If you want to build great consumer experiences, make customer service your company’s priority, write Thomas A Stewart and Patricia O’Connell for Strategy+Business.
The service industry is responsible for approximately 68% of private sector gross domestic product worldwide, according to Stewart and O’Connell. But despite the industry’s predominance, most service companies still use operating models designed for the manufacturing industry, where the focus is on the quantity and quality of goods produced rather than interactions with customers.
Is it time to do away with this “industrial legacy” and embrace service design?
WHAT IS SERVICE DESIGN?
When an individual chooses to interact with your company he or she embarks on a journey; it is your responsibility to make that journey a positive experience.
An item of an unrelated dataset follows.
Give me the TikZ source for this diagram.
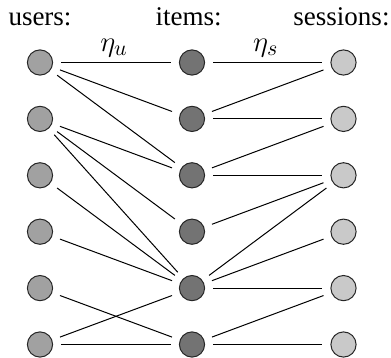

There are seven stages of your customer journey: need, planning, anticipation, embarkation, the event itself, disembarkation and memory. You must carefully design the customer experience, treating each stage as an opportunity to engage with your customers.
“At its heart, service design is the bridge between strategy and customer experience,” write Stewart and O’Connell. Your aim is to build a coherent system that ensures you provide consistently high quality service to your customers while simultaneously advancing towards your strategic goals.
PREPARING TO REDESIGN YOUR COMPANY
Your aim is to design your customer experience so that your strategic goals, your customers’ wants and needs and the interaction between your company and your customers are aligned. Before you start to redesign your company you must evaluate ten key elements of the customer experience:
1) Empathy. Put yourself in your customers’ shoes. How do they experience your service?
2) Expectation. Are you managing your customers’ expectations so that they know what they will be getting and what they won’t be getting before any interaction takes place?
3) Emotion. What emotions are your customers bringing to the table? How can you ensure your customers end their journey feeling satisfied?
4) Elegance. Is the experience you are offering simple and complete? Your customers must get exactly what they expected to get before their journey began – no more, no less.
5) Engagement. Are the lines of communication open at every point of contact? Engaging with your customers will help you to gain a deep understanding of your customer experience and how you can improve it.
6) Execution. Are you delivering what you have promised?
7) Engineering. Neither you nor the customer should exert more effort than is absolutely necessary. Achieve technical excellence in order to eliminate all waste.
8) Economics. Provide value for money for your customers while ensuring you make the profit you expect.
9) Experimentation. Create a culture of innovation and make it easy to implement new offerings.
10) Equivalence. There is no point in making your customers happy if you are not advancing your strategic goals. You, your partners and your customers should all be satisfied.
REDESIGNING YOUR COMPANY
Once you have evaluated your customer experience you can start to redesign your company to provide the best possible customer experience. Your company is unique but good service design follows five basic principles:
1) Find the right customer for you. Decide what you want to offer your customers and target customers who are looking for what you are offering.
2) Meet your customers’ expectations. If you are doing your job properly your customers should never be surprised by their experience; they should walk away happy that they have been given everything they paid for.
3) Make it easy. If your company’s service design is solid the entire experience should be easy for both your staff and your customers.
4) Be coherent. Your customer experience must be consistent across your whole business. For example, it is no good perfecting the customer experience in your store but neglecting to address how customers experience your website.
5) Create an innovation process. Innovation is not just important to the creation of products, but it is also key to ensuring you provide the best possible service for your customers. Make sure that you put a process in place that allows you both to anticipate your customers’ needs – whether through staff insight or customer feedback – and create and implement innovative ways of addressing those needs.
THE DEVIL IS IN THE DETAIL
“Service needs to be laid into the company’s keel, the way performance is built into a BMW or intuitiveness is designed into an iPad,” write Stewart and O’Connell. So don’t leave your customer experience to chance or take a piecemeal approach to change: be bold and redesign your entire company to ensure that service is at the heart of everything you do.